Beginning at a young age, Gali was taught the inner content carried by the Banumbirr by his father Gapuka. Growing up on a Methodist mission, Gali was also heavily exposed to the doctrines of Christianity, and regularly attended church. Like his father Gapuka and many other residents of the mission, Gali saw no incongruence between the Ancestral law and Christian stories, and viewed the two as complimentary. By his own account, Gali had a breakthrough moment as young boy upon learning that Jesus is likened to the morning star in the Bible, confirming the compatibility of Yolngu and Christian beliefs and the universality of the Banumbirr tradition.

He died in 2020.

== Career ==
Since inheriting the knowledge of the Banumbirr tradition from his father, Gali was a prolific producer of Morning Star poles which he sold and exhibited. As a Galpu clan leader, senior ritual specialist, and Morning Star Dancer, Gali held a particular authority within his community, responsible for teaching portions of the Morning Star tradition to his relatives and preserving the Yolngu culture.

In 2011, Gali was awarded the Wandjuk Marika 3D Memorial Award at the 28th National Aboriginal and Torres Strait Islander Art Awards. He was a finalist in these prestigious awards eight times (1995, 1998, 1999, 2000, 2001, 2008, 2009 and 2011). In 2015, Gali received national news coverage when he traveled 3000 kilometers to perform the traditional Lunggurrma dance with his granddaughter Sasha at her year 10 graduation. Gali's wife Jane Garrutju said her husband was "very strong in teaching his grandchildren to cling on to their values, to be able to balance Western culture and our culture." In recent years, Gali had created and exhibited Morning Star poles with his son Trevor Barrarra Gurruwiwi.

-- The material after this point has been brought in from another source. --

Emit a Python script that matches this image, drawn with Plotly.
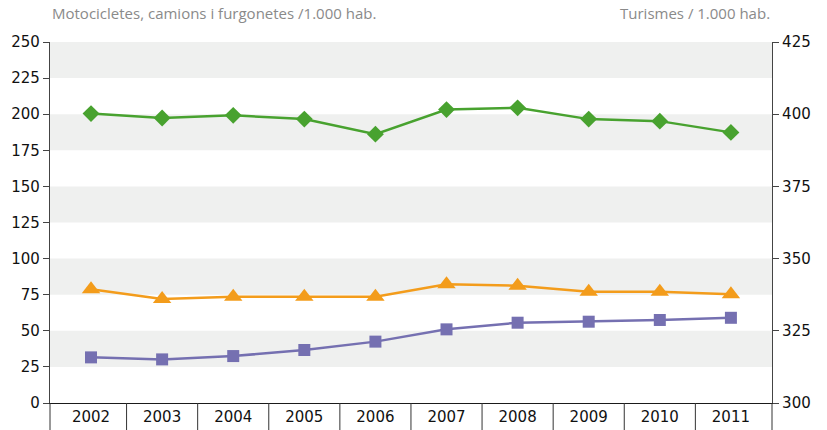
import plotly.graph_objects as go

years = ["2002", "2003", "2004", "2005", "2006", "2007", "2008", "2009", "2010", "2011"]
turismes = [400.2, 398.7, 399.6, 398.3, 393.1, 401.6, 402.2, 398.3, 397.6, 393.7]
motos = [78.8, 72.0, 73.6, 73.6, 73.6, 82.2, 81.2, 77.1, 77.1, 75.3]
camions = [31.6, 30.2, 32.5, 36.7, 42.5, 51.0, 55.6, 56.3, 57.5, 59.0]

left_ticks = list(range(0, 251, 25))
right_ticks = list(range(300, 426, 25))
bands = [(25, 50), (75, 100), (125, 150), (175, 200), (225, 250)]

GREEN = "#48a22f"
ORANGE = "#f39c1b"
PURPLE = "#7570b1"
TICKFONT = dict(family="DejaVu Sans", size=15, color="#111111")

fig = go.Figure()
fig.add_trace(go.Scatter(x=years, y=camions, mode="lines+markers", yaxis="y",
                         line=dict(color=PURPLE, width=2.5),
                         marker=dict(symbol="square", size=12, color=PURPLE),
                         showlegend=False))
fig.add_trace(go.Scatter(x=years, y=motos, mode="lines+markers", yaxis="y",
                         line=dict(color=ORANGE, width=2.5),
                         marker=dict(symbol="triangle-up", size=16, color=ORANGE),
                         showlegend=False))
fig.add_trace(go.Scatter(x=years, y=turismes, mode="lines+markers", yaxis="y2",
                         line=dict(color=GREEN, width=2.5),
                         marker=dict(symbol="diamond", size=13, color=GREEN),
                         showlegend=False))

shapes = []
for lo, hi in bands:
    shapes.append(dict(type="rect", xref="paper", yref="y", x0=0, x1=1, y0=lo, y1=hi,
                       fillcolor="#eff0ef", line=dict(width=0), layer="below"))
for i in range(len(years) - 1):
    shapes.append(dict(type="line", xref="x", yref="paper", x0=i + 0.5, x1=i + 0.5,
                       y0=0, y1=-0.08, line=dict(color="#333333", width=1)))
for xp in (0, 1):
    shapes.append(dict(type="line", xref="paper", yref="paper", x0=xp, x1=xp,
                       y0=0, y1=-0.08, line=dict(color="#333333", width=1)))

fig.update_layout(
    width=827, height=430,
    margin=dict(l=50, r=55, t=42, b=27, autoexpand=False),
    paper_bgcolor="white", plot_bgcolor="white",
    shapes=shapes,
    xaxis=dict(type="category", range=[-0.577, 9.578], showgrid=False,
               showline=True, linecolor="#1a1a1a", linewidth=1.2,
               ticks="", tickfont=TICKFONT, fixedrange=True, automargin=False),
    yaxis=dict(range=[0, 250], tickvals=left_ticks, showgrid=False, zeroline=False,
               showline=True, linecolor="#444444", linewidth=1.2,
               ticks="outside", ticklen=6, tickcolor="#444444",
               tickfont=TICKFONT, automargin=False),
    yaxis2=dict(range=[300, 425], tickvals=right_ticks, overlaying="y", side="right",
                showgrid=False, zeroline=False,
                showline=True, linecolor="#444444", linewidth=1.2,
                ticks="outside", ticklen=6, tickcolor="#444444",
                tickfont=TICKFONT, automargin=False),
    annotations=[
        dict(text="Motocicletes, camions i furgonetes /1.000 hab.", xref="paper", yref="paper",
             x=0, y=1.08, xanchor="left", yanchor="middle", showarrow=False,
             font=dict(family="Open Sans", size=15, color="#8a8a8a")),
        dict(text="Turismes / 1.000 hab.", xref="paper", yref="paper",
             x=1, y=1.08, xanchor="right", yanchor="middle", showarrow=False,
             font=dict(family="Open Sans", size=15, color="#8a8a8a")),
    ],
)

fig.write_html("out.html", config={"displayModeBar": False},
               post_script="document.body.style.margin='0';document.body.style.padding='0';")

== Banumbirr (Morning Star Poles) ==
Banumbirr is the Yolngu name for the Morning Star, a subject that appears frequently in Yolngu art of the Dhuwa moiety. According to Yolngu tradition, an old woman conceals the Morning Star in a woven bag during daytime until dawn when the star travels across the sky above Arnhem land, announcing the coming of a new day. The bright light of Banumbirr guided the Djang'kawu Sisters, two ancestral beings who traveled east to west across Arnhem Land, bifurcating the cosmos. The spirits who are said to dance for the Morning Star sing songs that link together the clans who possess and control the knowledge of the Banumbirr tradition.

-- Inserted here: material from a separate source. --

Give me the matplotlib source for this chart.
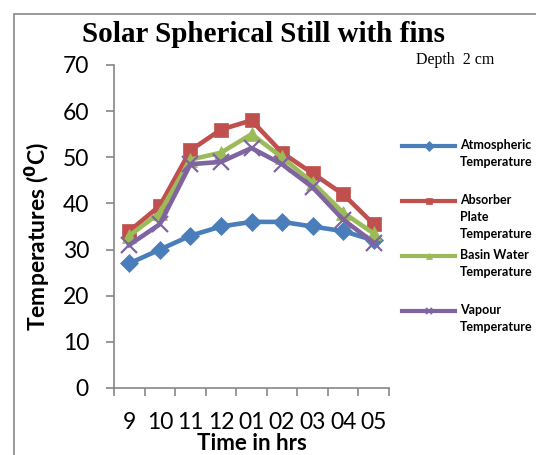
import matplotlib
matplotlib.use("Agg")
import matplotlib.pyplot as plt
from matplotlib.lines import Line2D
from matplotlib.patches import Rectangle

# Data
hours = ["9", "10", "11", "12", "01", "02", "03", "04", "05"]
atmospheric = [27, 30, 33, 35, 36, 36, 35, 34, 32]
absorber = [34, 39.5, 51.5, 56, 58, 51, 46.5, 42, 35.5]
basin = [33, 38, 49.5, 51, 55, 50, 44.5, 38, 33.5]
vapour = [31, 35.5, 48.5, 49, 52, 48.5, 43.5, 36.5, 31.5]

series_labels = ["Atmospheric\nTemperature", "Absorber\nPlate\nTemperature",
                 "Basin Water\nTemperature", "Vapour\nTemperature"]
colors = ["#4A7EBB", "#C0504D", "#9BBB59", "#8064A2"]
markers = ["D", "s", "^", "x"]
msizes = [9, 10.5, 10.5, 11]

sans = "Lato"
axis_grey = "#868686"

fig = plt.figure(figsize=(5.36, 4.55), dpi=100)
ax = fig.add_axes([114 / 536, 1 - 388 / 455, 275 / 536, 323 / 455])

x = range(len(hours))
for vals, c, m, ms in zip([atmospheric, absorber, basin, vapour], colors, markers, msizes):
    ax.plot(x, vals, color=c, lw=3.3, marker=m, markersize=ms,
            markeredgewidth=1.6 if m == "x" else 0.5, markeredgecolor=c, solid_joinstyle="round")

ax.set_xlim(-0.5, len(hours) - 0.5)
ax.set_ylim(0, 70)
ax.set_yticks(range(0, 71, 10))
ax.set_xticks([i + 0.5 for i in range(-1, len(hours))], minor=False)
ax.set_xticklabels([])
ax.set_xticks(list(x), minor=True)
ax.set_xticklabels(hours, minor=True)
ax.tick_params(axis="x", which="major", length=6, width=1.2, color=axis_grey, direction="out")
ax.tick_params(axis="x", which="minor", length=0, pad=17, labelsize=16.5)
ax.tick_params(axis="y", length=6, width=1.2, color=axis_grey, direction="out", pad=12, labelsize=16.5)
for lab in ax.get_xticklabels(minor=True) + ax.get_yticklabels():
    lab.set_fontfamily(sans)

for side in ["top", "right"]:
    ax.spines[side].set_visible(False)
for side in ["left", "bottom"]:
    ax.spines[side].set_color(axis_grey)
    ax.spines[side].set_linewidth(1.2)

ax.set_xlabel("Time in hrs", fontfamily=sans, fontweight="bold", fontsize=16, labelpad=0)
ax.xaxis.set_label_coords(0.5, -0.14)
ax.set_ylabel("Temperatures ($\\mathbf{^0}$C)", fontfamily=sans, fontweight="bold", fontsize=16.5)
ax.yaxis.set_label_coords(-0.225, 0.47)

fig.text(264 / 536, 1 - 42 / 455, "Solar Spherical Still with fins", ha="center", va="baseline",
         fontfamily="Liberation Serif", fontweight="bold", fontsize=21)
fig.text(416 / 536, 1 - 64 / 455, "Depth  2 cm", ha="left", va="baseline",
         fontfamily="Liberation Serif", fontsize=11.5)

# legend drawn by hand to follow the Excel layout
key_y = [146, 201, 256, 311]
for lab, c, m, yy in zip(series_labels, colors, markers, key_y):
    yf = 1 - yy / 455
    fig.add_artist(Line2D([402 / 536, 455 / 536], [yf, yf], transform=fig.transFigure,
                          color=c, lw=3.0))
    fig.add_artist(Line2D([428.5 / 536], [yf], transform=fig.transFigure, color=c,
                          marker=m, markersize=5, markeredgewidth=1.4 if m == "x" else 0.5,
                          markeredgecolor=c))
    fig.text(460 / 536, yf + 7 / 455, lab, ha="left", va="top", fontfamily=sans,
             fontweight="bold", fontsize=9, linespacing=1.5)

# outer frame of the chart area
fig.add_artist(Rectangle((14 / 536, -0.1), 1.2, 1.1 - 14 / 455, transform=fig.transFigure,
                         fill=False, edgecolor="#888888", lw=1.2))

fig.savefig("out.png", dpi=100)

Morning Star poles are created to be used in ceremonial dances and rituals, constructed to move with motions of the performer and reflecting the broader ceremonial score. The Morning Star dance is frequently used in Yolngu funeral ceremonies to guide the spirit toward rest. The Galpu Morning Star poles which Gali created are composed of a long, slender wooden pole featuring clan designs painted in natural ochres. Bark fibre strings with feather tassels are affixed to the wooden pole and hang down, representing the various clans who are custodians of the Banumbirr tradition. The top of the pole is crowned with a tuft of feathers that represent the Morning Star itself. While traditional Banumbirr poles include human bone and hair, the poles that Gali created for exhibition and sale do not and, hence, are neither complete nor sacred.

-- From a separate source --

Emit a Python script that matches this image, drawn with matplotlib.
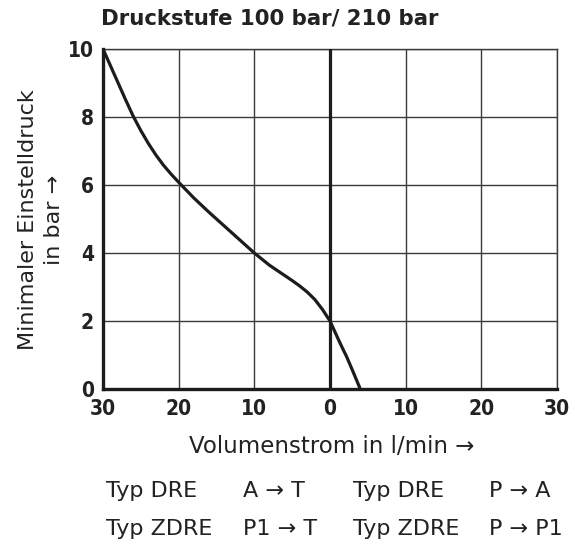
import matplotlib
matplotlib.use("Agg")
import matplotlib.pyplot as plt
from matplotlib.font_manager import FontProperties
from matplotlib.ticker import FixedLocator

# curve (x: flow in l/min, left side negative)
flow = [-30, -29, -28, -27, -26, -25, -24, -23, -22, -21, -20,
        -18, -16, -14, -12, -10, -8, -6, -5, -4, -3, -2, -1, 0,
        0.55, 1.1, 1.65, 2.2, 3.1, 4]
pressure = [10, 9.5, 9.0, 8.5, 8.02, 7.6, 7.22, 6.88, 6.58, 6.32, 6.08,
            5.62, 5.2, 4.8, 4.4, 4.0, 3.64, 3.34, 3.19, 3.03, 2.85, 2.63,
            2.34, 2.0, 1.73, 1.46, 1.2, 0.95, 0.48, 0]

xticks = [-30, -20, -10, 0, 10, 20, 30]
xlabels = ["30", "20", "10", "0", "10", "20", "30"]
yticks = [0, 2, 4, 6, 8, 10]

title = "Druckstufe 100 bar/ 210 bar"
ylabel = "Minimaler Einstelldruck\nin bar →"
xlabel = "Volumenstrom in l/min →"
legend_rows = [["Typ DRE", "A → T", "Typ DRE", "P → A"],
               ["Typ ZDRE", "P1 → T", "Typ ZDRE", "P → P1"]]

W, H = 577, 547
fig = plt.figure(figsize=(W / 100, H / 100), dpi=100)
ax = fig.add_axes([103 / W, 1 - 389 / H, 454 / W, 340 / H])

ink = "#1c1c1c"
gridc = "#3a3a3a"
txt = "#222222"

ax.plot(flow, pressure, color=ink, lw=2.3, solid_capstyle="butt",
        solid_joinstyle="round", zorder=4)
ax.set_xlim(-30, 30)
ax.set_ylim(0, 10)

ax.xaxis.set_major_locator(FixedLocator(xticks))
ax.yaxis.set_major_locator(FixedLocator(yticks))
ax.set_xticklabels(xlabels)
ax.grid(True, color=gridc, lw=1.0)
ax.axvline(0, color=ink, lw=2.3, zorder=3)
ax.tick_params(axis="x", length=0, pad=7.5, labelcolor=txt)
ax.tick_params(axis="y", length=0, pad=6.5, labelcolor=txt)
tickfont = FontProperties(family="DejaVu Sans", stretch="condensed",
                          weight="bold", size=15)
for lab in ax.get_xticklabels() + ax.get_yticklabels():
    lab.set_fontproperties(tickfont)

for side in ["top", "right"]:
    ax.spines[side].set_linewidth(1.0)
    ax.spines[side].set_color(gridc)
for side in ["left", "bottom"]:
    ax.spines[side].set_linewidth(2.4)
    ax.spines[side].set_color(ink)

fam = ["DejaVu Sans"]
fig.text(101 / W, 1 - 25 / H, title, fontsize=15.3, fontweight="bold",
         family=fam, color=txt, ha="left", va="baseline")
fig.text(41 / W, 1 - 220 / H, ylabel, fontsize=16, family=fam, color=txt,
         rotation=90, ha="center", va="center", multialignment="center",
         linespacing=1.35)
fig.text(332 / W, 1 - 453 / H, xlabel, fontsize=16.5, family=fam, color=txt,
         ha="center", va="baseline")

col_x = [106, 243, 353, 489]
row_y = [497, 535]
for r, row in enumerate(legend_rows):
    for c, s in enumerate(row):
        fig.text(col_x[c] / W, 1 - row_y[r] / H, s, fontsize=16, family=fam,
                 color=txt, ha="left", va="baseline")

fig.savefig("out.png", dpi=100)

Gali reconciled the image of the Morning Star pole with Christian theology by maintaining that the backbone of the pole points towards God while the feathers reflect the Star of David. Although Gali's personal faith in Christianity remained invisible in his Morning Star poles and his ritual dancing, Gali believed that God speaks through the sacred ancestral designs, and states that he feels the spiritual presence of Jesus when creating his Morning Star poles.

== Collections ==

- Art Gallery of New South Wales
- Hood Museum of Art, Dartmouth College
- Monash University Museum of Art
- Museum of Contemporary Art, Sydney
- Museum and Art Gallery of the Northern Territory
- National Gallery of Australia
- National Gallery of Victoria

== Significant exhibitions ==

- 1996-2003: The Native Born: Objects and Representations from Ramingining, Arnhem Land. Museum of Contemporary Art, Sydney, NSW, 24 April –21 August 1996; Sprengel Museum Hannover, Germany, 8 July–9 September 2001; Palacio de Velázquez, Madrid, Spain, 31 January–31 March 2002; Pinacoteca do Estado de São Paulo, Brazil, 30 June–11 August 2002; Asia Society Museum, New York, USA, 9 September 2002 – 5 January 2003; Museum of Contemporary Art, Taipei, Taiwan, 17 February–20 April 2003.
- 2009: Floating Life: Contemporary Aboriginal Fibre Art. Queensland Art Gallery, Brisbane, QLD, 1 August 2009 – 18 October 2009.
- 2012-2013: Crossing Cultures: The Owen and Wagner Collection of Contemporary Aboriginal Australian Art. Hood Museum of Art, Dartmouth College, Hanover, NH, 15 September 2012 – 10 March 2013; Toledo Museum of Art, Toledo, OH, 11 April – 14 July 2013.